Description of the task:
Go through the entries and transcribe each one exactly, dropping the pictures.

___ Provided data ___

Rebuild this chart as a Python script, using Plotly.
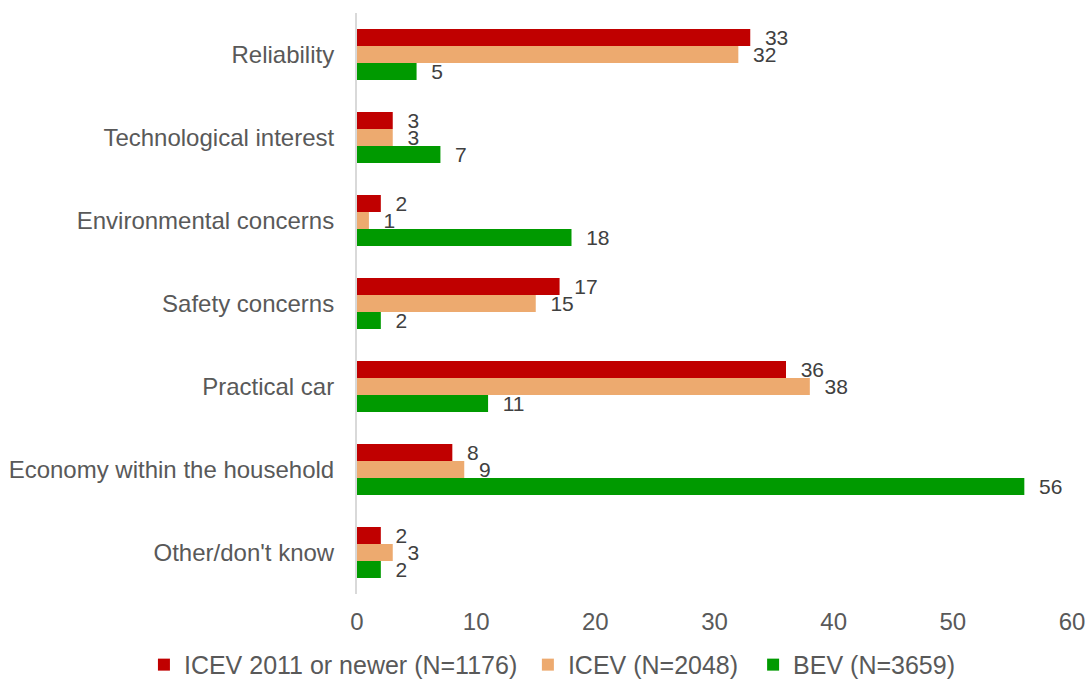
import plotly.graph_objects as go

categories = [
    "Reliability",
    "Technological interest",
    "Environmental concerns",
    "Safety concerns",
    "Practical car",
    "Economy within the household",
    "Other/don't know",
]
series_names = ["ICEV 2011 or newer (N=1176)", "ICEV (N=2048)", "BEV (N=3659)"]
icev_2011 = [33, 3, 2, 17, 36, 8, 2]
icev_all = [32, 3, 1, 15, 38, 9, 3]
bev = [5, 7, 18, 2, 11, 56, 2]
x_ticks = [0, 10, 20, 30, 40, 50, 60]

colors = ["#C00000", "#EDAA6F", "#009A00"]
legend_ids = ["legend", "legend2", "legend3"]
legend_x = [-0.298, 0.239, 0.554]
FONT = "Liberation Sans, Arial, sans-serif"
PAD = "\u00a0\u00a0"

fig = go.Figure()
for name, vals, col, lg in zip(series_names, [icev_2011, icev_all, bev], colors, legend_ids):
    fig.add_trace(go.Bar(
        y=categories,
        x=vals,
        name=name,
        orientation="h",
        marker=dict(color=col, line=dict(width=0)),
        text=[f"{PAD}{v}" for v in vals],
        textposition="outside",
        constraintext="none",
        textfont=dict(family=FONT, size=21, color="#404040"),
        cliponaxis=False,
        legend=lg,
    ))

legend_style = dict(
    orientation="h",
    xanchor="left",
    y=-0.122,
    yanchor="middle",
    bgcolor="rgba(0,0,0,0)",
    font=dict(family=FONT, size=25, color="#595959"),
    itemwidth=30,
)

fig.update_layout(
    width=1085,
    height=684,
    margin=dict(l=357, r=13, t=13, b=90, autoexpand=False),
    barmode="group",
    bargap=0.385,
    bargroupgap=0,
    plot_bgcolor="white",
    paper_bgcolor="white",
    font=dict(family=FONT, size=24, color="#595959"),
    showlegend=True,
    **{lg: dict(x=lx, **legend_style) for lg, lx in zip(legend_ids, legend_x)},
)

fig.update_xaxes(
    range=[0, 60],
    tickvals=x_ticks,
    showgrid=False,
    zeroline=False,
    showline=False,
    ticks="",
    automargin=False,
    ticklabeloverflow="allow",
    ticklabelstandoff=11,
    tickfont=dict(family=FONT, size=24, color="#595959"),
)
fig.update_yaxes(
    autorange="reversed",
    showgrid=False,
    zeroline=False,
    showline=True,
    linecolor="#D9D9D9",
    linewidth=2,
    ticks="",
    automargin=False,
    ticklabelstandoff=16,
    tickfont=dict(family=FONT, size=24, color="#595959"),
)

fig.write_html("out.html")
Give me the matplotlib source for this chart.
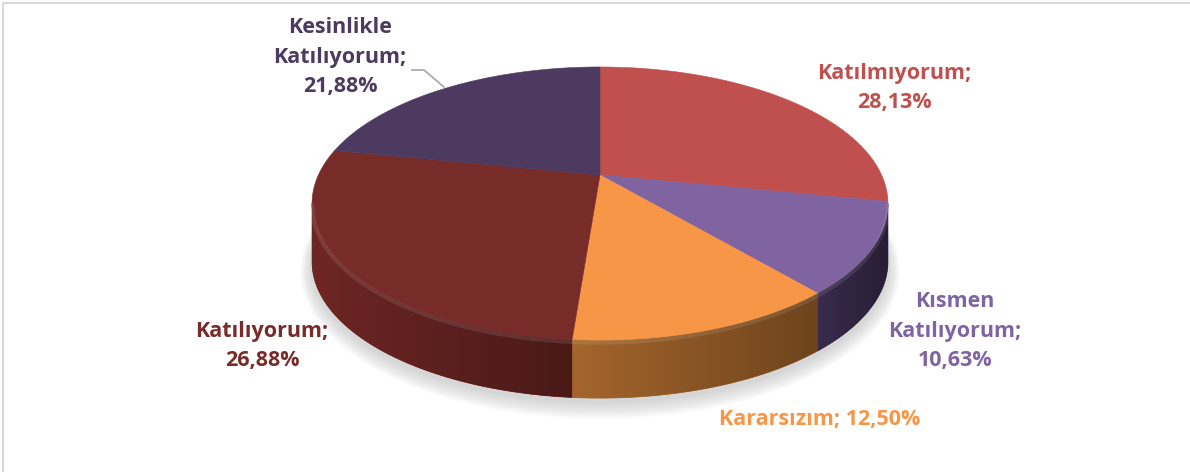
"""3D-style pie chart of survey answers (Turkish labels), drawn with plain matplotlib polygons."""

import numpy as np
import matplotlib
matplotlib.use('Agg')
import matplotlib.pyplot as plt
from matplotlib.colors import to_rgb
from matplotlib.patches import Polygon

# ------------------------------ data ------------------------------
names = ['Katılmıyorum;', 'Kısmen\nKatılıyorum;', 'Kararsızım;', 'Katılıyorum;', 'Kesinlikle\nKatılıyorum;']
values = [28.13, 10.63, 12.50, 26.88, 21.88]
top_colors = ['#C0504D', '#8064A2', '#F79646', '#772C2A', '#4D3A60']
side_colors = ['#8E3A38', '#3B2C4E', '#A5662C', '#6E2624', '#3A2B4A']
label_colors = ['#C0504D', '#8064A2', '#F79646', '#772C2A', '#4D3A60']

# ------------------------------ layout ------------------------------
W, H = 1190, 472
CX, CY = 600, 175          # projected centre of the disc (apex of slices)
SX, SY = 281.6, 130.6      # horizontal / vertical scale
K = 0.209                  # perspective strength
DEPTH = 58                 # thickness of the disc in pixels

label_pos = [(894, 88), (955, 331), (820, 420), (262, 346), (340, 57)]
label_sep = ['\n', '\n', ' ', '\n', '\n']

FONT = ['Open Sans', 'DejaVu Sans']


def proj(theta, drop=0.0):
    # theta measured clockwise from 12 o'clock, in radians
    X = np.sin(theta)
    Y = np.cos(theta)
    w = 1 + K * Y
    return CX + SX * X / w, CY - SY * Y / w + drop


fig = plt.figure(figsize=(W / 100, H / 100), dpi=100)
ax = fig.add_axes([0, 0, 1, 1])
ax.set_xlim(0, W)
ax.set_ylim(H, 0)
ax.axis('off')

# chart border (light grey)
ax.plot([3, 3, W + 5], [H + 5, 3, 3], color='#D9D9D9', lw=1.5, solid_capstyle='butt')

# soft shadow under the disc
t_all = np.linspace(0, 2 * np.pi, 400)
for grow in np.linspace(12, 0, 12):
    xs, ys = proj(t_all, DEPTH + 5)
    xs = CX + (xs - CX) * (1 + grow / 290)
    ys = CY + 30 + (ys - CY - 30) * (1 + grow / 150)
    ax.fill(xs, ys, color='#808080', alpha=0.028, lw=0, zorder=1)

# slice angles
bounds = np.concatenate([[0], np.cumsum(values)]) / np.sum(values) * 2 * np.pi
th_right = np.arccos(-K)               # right silhouette
th_left = 2 * np.pi - np.arccos(-K)    # left silhouette

# side walls: one polygon per slice, filled with a left-to-right darkening gradient
for i in range(len(values)):
    a0 = max(bounds[i], th_right)
    a1 = min(bounds[i + 1], th_left)
    if a1 <= a0:
        continue
    ts = np.linspace(a0, a1, 150)
    x_top, y_top = proj(ts)
    x_bot, y_bot = proj(ts[::-1], DEPTH)
    poly = Polygon(np.c_[np.r_[x_top, x_bot], np.r_[y_top, y_bot]], closed=True,
                   fc=side_colors[i], ec=side_colors[i], lw=0.5, zorder=2)
    ax.add_patch(poly)
    xmin, xmax = x_top.min(), x_top.max()
    ymin, ymax = y_top.min(), y_bot.max()
    base = np.array(to_rgb(side_colors[i]))
    f = np.linspace(1.0, 0.66, 256)
    grad = base[None, None, :] * f[None, :, None]
    im = ax.imshow(grad, extent=(xmin - 2, xmax + 2, ymax + 2, ymin - 2), aspect='auto',
                   interpolation='bilinear', zorder=2.1)
    im.set_clip_path(poly)

# top faces
for i in range(len(values)):
    ts = np.linspace(bounds[i], bounds[i + 1], 200)
    xs, ys = proj(ts)
    ax.fill(np.r_[CX, xs], np.r_[CY, ys], color=top_colors[i], lw=0.4, ec=top_colors[i], zorder=3)

# soft highlight along the front rim
ts = np.linspace(th_right, th_left, 300)
xs, ys = proj(ts, 2.5)
ax.plot(xs, ys, color='white', alpha=0.10, lw=3, zorder=4)

# data labels
for i in range(len(values)):
    txt = names[i] + label_sep[i] + f'{values[i]:.2f}'.replace('.', ',') + '%'
    ax.text(label_pos[i][0], label_pos[i][1], txt, color=label_colors[i], fontsize=15.5,
            fontweight='bold', family=FONT, ha='center', va='center', linespacing=1.55, zorder=5)

# leader line for the "Kesinlikle Katılıyorum" label
ax.plot([412, 424, 444], [70, 70, 87], color='#A6A6A6', lw=1.2, zorder=5)

fig.savefig('out.png', dpi=100)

___

Result of this task:
Rebuild this chart as a Python script, using Plotly.
import plotly.graph_objects as go

categories = [
    "Reliability",
    "Technological interest",
    "Environmental concerns",
    "Safety concerns",
    "Practical car",
    "Economy within the household",
    "Other/don't know",
]
series_names = ["ICEV 2011 or newer (N=1176)", "ICEV (N=2048)", "BEV (N=3659)"]
icev_2011 = [33, 3, 2, 17, 36, 8, 2]
icev_all = [32, 3, 1, 15, 38, 9, 3]
bev = [5, 7, 18, 2, 11, 56, 2]
x_ticks = [0, 10, 20, 30, 40, 50, 60]

colors = ["#C00000", "#EDAA6F", "#009A00"]
legend_ids = ["legend", "legend2", "legend3"]
legend_x = [-0.298, 0.239, 0.554]
FONT = "Liberation Sans, Arial, sans-serif"
PAD = "\u00a0\u00a0"

fig = go.Figure()
for name, vals, col, lg in zip(series_names, [icev_2011, icev_all, bev], colors, legend_ids):
    fig.add_trace(go.Bar(
        y=categories,
        x=vals,
        name=name,
        orientation="h",
        marker=dict(color=col, line=dict(width=0)),
        text=[f"{PAD}{v}" for v in vals],
        textposition="outside",
        constraintext="none",
        textfont=dict(family=FONT, size=21, color="#404040"),
        cliponaxis=False,
        legend=lg,
    ))

legend_style = dict(
    orientation="h",
    xanchor="left",
    y=-0.122,
    yanchor="middle",
    bgcolor="rgba(0,0,0,0)",
    font=dict(family=FONT, size=25, color="#595959"),
    itemwidth=30,
)

fig.update_layout(
    width=1085,
    height=684,
    margin=dict(l=357, r=13, t=13, b=90, autoexpand=False),
    barmode="group",
    bargap=0.385,
    bargroupgap=0,
    plot_bgcolor="white",
    paper_bgcolor="white",
    font=dict(family=FONT, size=24, color="#595959"),
    showlegend=True,
    **{lg: dict(x=lx, **legend_style) for lg, lx in zip(legend_ids, legend_x)},
)

fig.update_xaxes(
    range=[0, 60],
    tickvals=x_ticks,
    showgrid=False,
    zeroline=False,
    showline=False,
    ticks="",
    automargin=False,
    ticklabeloverflow="allow",
    ticklabelstandoff=11,
    tickfont=dict(family=FONT, size=24, color="#595959"),
)
fig.update_yaxes(
    autorange="reversed",
    showgrid=False,
    zeroline=False,
    showline=True,
    linecolor="#D9D9D9",
    linewidth=2,
    ticks="",
    automargin=False,
    ticklabelstandoff=16,
    tickfont=dict(family=FONT, size=24, color="#595959"),
)

fig.write_html("out.html")
Give me the matplotlib source for this chart.
"""3D-style pie chart of survey answers (Turkish labels), drawn with plain matplotlib polygons."""

import numpy as np
import matplotlib
matplotlib.use('Agg')
import matplotlib.pyplot as plt
from matplotlib.colors import to_rgb
from matplotlib.patches import Polygon

# ------------------------------ data ------------------------------
names = ['Katılmıyorum;', 'Kısmen\nKatılıyorum;', 'Kararsızım;', 'Katılıyorum;', 'Kesinlikle\nKatılıyorum;']
values = [28.13, 10.63, 12.50, 26.88, 21.88]
top_colors = ['#C0504D', '#8064A2', '#F79646', '#772C2A', '#4D3A60']
side_colors = ['#8E3A38', '#3B2C4E', '#A5662C', '#6E2624', '#3A2B4A']
label_colors = ['#C0504D', '#8064A2', '#F79646', '#772C2A', '#4D3A60']

# ------------------------------ layout ------------------------------
W, H = 1190, 472
CX, CY = 600, 175          # projected centre of the disc (apex of slices)
SX, SY = 281.6, 130.6      # horizontal / vertical scale
K = 0.209                  # perspective strength
DEPTH = 58                 # thickness of the disc in pixels

label_pos = [(894, 88), (955, 331), (820, 420), (262, 346), (340, 57)]
label_sep = ['\n', '\n', ' ', '\n', '\n']

FONT = ['Open Sans', 'DejaVu Sans']


def proj(theta, drop=0.0):
    # theta measured clockwise from 12 o'clock, in radians
    X = np.sin(theta)
    Y = np.cos(theta)
    w = 1 + K * Y
    return CX + SX * X / w, CY - SY * Y / w + drop


fig = plt.figure(figsize=(W / 100, H / 100), dpi=100)
ax = fig.add_axes([0, 0, 1, 1])
ax.set_xlim(0, W)
ax.set_ylim(H, 0)
ax.axis('off')

# chart border (light grey)
ax.plot([3, 3, W + 5], [H + 5, 3, 3], color='#D9D9D9', lw=1.5, solid_capstyle='butt')

# soft shadow under the disc
t_all = np.linspace(0, 2 * np.pi, 400)
for grow in np.linspace(12, 0, 12):
    xs, ys = proj(t_all, DEPTH + 5)
    xs = CX + (xs - CX) * (1 + grow / 290)
    ys = CY + 30 + (ys - CY - 30) * (1 + grow / 150)
    ax.fill(xs, ys, color='#808080', alpha=0.028, lw=0, zorder=1)

# slice angles
bounds = np.concatenate([[0], np.cumsum(values)]) / np.sum(values) * 2 * np.pi
th_right = np.arccos(-K)               # right silhouette
th_left = 2 * np.pi - np.arccos(-K)    # left silhouette

# side walls: one polygon per slice, filled with a left-to-right darkening gradient
for i in range(len(values)):
    a0 = max(bounds[i], th_right)
    a1 = min(bounds[i + 1], th_left)
    if a1 <= a0:
        continue
    ts = np.linspace(a0, a1, 150)
    x_top, y_top = proj(ts)
    x_bot, y_bot = proj(ts[::-1], DEPTH)
    poly = Polygon(np.c_[np.r_[x_top, x_bot], np.r_[y_top, y_bot]], closed=True,
                   fc=side_colors[i], ec=side_colors[i], lw=0.5, zorder=2)
    ax.add_patch(poly)
    xmin, xmax = x_top.min(), x_top.max()
    ymin, ymax = y_top.min(), y_bot.max()
    base = np.array(to_rgb(side_colors[i]))
    f = np.linspace(1.0, 0.66, 256)
    grad = base[None, None, :] * f[None, :, None]
    im = ax.imshow(grad, extent=(xmin - 2, xmax + 2, ymax + 2, ymin - 2), aspect='auto',
                   interpolation='bilinear', zorder=2.1)
    im.set_clip_path(poly)

# top faces
for i in range(len(values)):
    ts = np.linspace(bounds[i], bounds[i + 1], 200)
    xs, ys = proj(ts)
    ax.fill(np.r_[CX, xs], np.r_[CY, ys], color=top_colors[i], lw=0.4, ec=top_colors[i], zorder=3)

# soft highlight along the front rim
ts = np.linspace(th_right, th_left, 300)
xs, ys = proj(ts, 2.5)
ax.plot(xs, ys, color='white', alpha=0.10, lw=3, zorder=4)

# data labels
for i in range(len(values)):
    txt = names[i] + label_sep[i] + f'{values[i]:.2f}'.replace('.', ',') + '%'
    ax.text(label_pos[i][0], label_pos[i][1], txt, color=label_colors[i], fontsize=15.5,
            fontweight='bold', family=FONT, ha='center', va='center', linespacing=1.55, zorder=5)

# leader line for the "Kesinlikle Katılıyorum" label
ax.plot([412, 424, 444], [70, 70, 87], color='#A6A6A6', lw=1.2, zorder=5)

fig.savefig('out.png', dpi=100)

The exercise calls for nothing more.